The Diffusion and Use of Emblem Books in Gotland, Pomerania and Denmark around 1700
Nøgleord:
Applied emblematics, Church decorations, Gotland, Emblem books, Heinrich Müller, Johannes Lassenius, Cultural transfer, Baltic SeaResumé
With its more than 90 mediaeval churches, the island of Gotland bears witness to its former wealth due to its position as the nave of maritime trade in the Baltic Sea. The city of Visby was an early and independent member of the German Hanse, but in 1361, it was captured and plundered by the Danish King Valdemar IV Atterdag. The Danes never obtained total control of the island and in 1645 it was ceded to Sweden.

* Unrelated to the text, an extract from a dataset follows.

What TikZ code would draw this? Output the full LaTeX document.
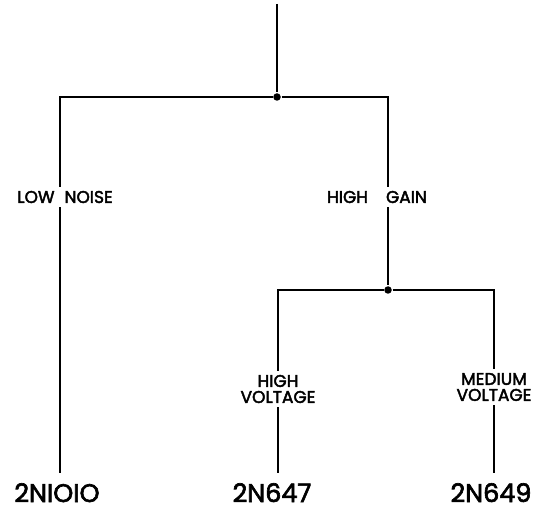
\documentclass[tikz,border=0pt]{standalone}
\usepackage{fontspec}
\setmainfont{Poppins}[FakeBold=2.5]

\begin{document}
\begin{tikzpicture}[x=1pt, y=-1pt, line width=1.5pt,
  dot/.style={circle, fill, inner sep=0pt, minimum size=7.5pt},
  branch/.style={fill=white, inner sep=4pt, align=center, font=\fontsize{17}{16}\selectfont},
  part/.style={anchor=base, inner sep=0pt, font=\fontsize{25.5}{28}\selectfont}]
\useasboundingbox (0,0) rectangle (538,510);
\coordinate (top) at (277,4);
\node[dot] (j1) at (277,97) {};
\node[dot] (j2) at (388,290) {};
\node[part] (n1010) at (57,502) {2NIOIO};
\node[part] (n647) at (272,502) {2N647};
\node[part] (n649) at (491,502) {2N649};
\draw (top) -- (j1);
\draw (j1) -| ([xshift=3pt,yshift=9pt]n1010.north);
\draw (j1) -| (j2);
\draw (j2) -| ([xshift=6pt,yshift=9pt]n647.north);
\draw (j2) -| ([xshift=3pt,yshift=9pt]n649.north);
\node[branch] (lownoise) at (65,197) {LOW\hspace{10pt}NOISE};
\node[branch] (highgain) at (377,197) {HIGH\hspace{18pt}GAIN};
\node[branch] (highvolt) at (278,389) {HIGH\\VOLTAGE};
\node[branch] (medvolt) at (494,387) {MEDIUM\\VOLTAGE};
\end{tikzpicture}
\end{document}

After another brief period under Danish reign (1676–1679), Gotland was finally conceded to Sweden in 1679. The wars had left the island ravaged and impoverished, but it nevertheless maintained its trade contacts with the Hanseatic cities – and with the ports and towns of southern Jutland in Denmark and the duchy of Schleswig. During the 17th and 18th centuries a number of Gotland’s churches were furnished with emblem decorations and the article highlights two of them. In the church of Burs an emblem book by the German Heinrich Müller (1631–1675) served as a model, and there the painter may even have used a Danish edition of the German original. The church of Västerhejde boasts an exquisite western gallery from c. 1700 with an emblem decoration deriving from a recently published devotional book by Johannes Lassenius of Copenhagen. The article is about the dissemination and use of German language emblem books by artists in Sweden and Pomerania around the year 1700.